The government has stepped up the pressure on banks in recent days, pressing them to ease credit access for small and medium-sized firms in particular.

However, analysts say a big part of the problem appears to be a lack of demand from credit-worthy borrowers. They say forcing banks to offer more and cheaper loans could backfire, potentially delaying their recovery and depressing bank share prices if bad loans keep rising.

With hefty stakes in two of the country's biggest banks - Lloyds Banking Group PLC (LYG) and Royal Bank of Scotland Group PLC (RBS) - the government has something of a dilemma. It needs lending to increase to help the U.K. recover in time for an election due by mid-2010, but it also has taxpayer money at risk if bad loans pile up.

"The government needs to balance out its needs. It wants to make sure the banks do lend, but at the same time also wants to protect its investments by keeping the banks profitable," said Irfan Younus, an analyst at NCB Stockbrokers.

On Wednesday, the BOE said net consumer lending grew just GBP414 million in June, the smallest increase since records began in 1993. Economists had expected a GBP900 million increase.

Net credit card lending rose by its smallest amount since December 2008, while mortgage lending lifted GBP343 million, close to May's record low.
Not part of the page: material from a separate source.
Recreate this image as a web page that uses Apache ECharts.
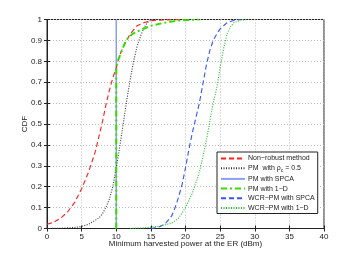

Mortgage approvals, however, rose for the fifth month running to 44,169.

The lending report came after Chancellor of the Exchequer Alistair Darling on Monday hauled in bank bosses to find out why smaller firms were still struggling to get access to affordable loans.

After the meeting, Darling demanded banks pass on lower interest rates and said the government would be combing through banks' books to examine their lending practices. Paul Myners, the treasury minister who handles financial services, will start that process within days.

While government pressures the banks, opposition parties blame ministers, saying they have sent mixed messages over whether healthier banks or higher lending is their priority.

"They have been talking about this problem...for months now while jobs and businesses continue to be lost. Alistair Darling has been asleep on the job and the public will take his synthetic anger with a pinch of salt," said Philip Hammond, the No. 2 person on the opposition Conservative party's treasury team.

Banks Say They Are Helping

The country's four major banks say they are doing their part to lift the economy and will give further details on loan volumes and margins when they report first-half results next week.

RBS, which agreed to boost corporate and consumer lending by GBP25 billion between March 2009 and March 2010 as part of a government bailout package, indicated there has been less demand for new borrowing, saying many consumers and companies are reducing their debts where possible.

But Alan Dickinson, head of RBS' U.K. corporate business, said the bank is "open for business," and "actively stepping in to provide substantial mortgage and business finance where overseas and other banks are reducing their commitments in the U.K."

Lloyds, also part-owned by the government, said it is working with businesses and retail customers "to help them manage during this time of unexpected financial turbulence." The bank has committed to lend an additional GBP14 billion by March 2010 in return for government support.

In all, Prime Minister Gordon Brown has said banks have committed to making an additional GBP70 billion in consumer and business loans available this year. That total includes voluntary announcements from the likes of HSBC Holdings PLC (HBC) and Barclays PLC (BCS). Both banks declined to comment Wednesday on the status of their commitments.

Beyond lending volume, the government wants loans to be cheaper, but banks argue their own cost of financing has increased in spite of interest rates that are at record lows. Wholesale funding is harder to get, and competition for customer deposits has intensified. The chances of customers defaulting on their borrowing is simply higher in a recession, too, leading to higher charges on loans.

The number of companies going bust in the U.K. has been steadily rising since the end of 2007, according to government statistics, and rose by more than half in the first quarter of 2009 compared with the same period of 2008. On Monday, credit analysts at Standard & Poor's Corp. said they expect U.K. banks' loan losses to peak next year, at 1.8% of customer loans. Before the financial crisis, losses were well below 1% of loan books.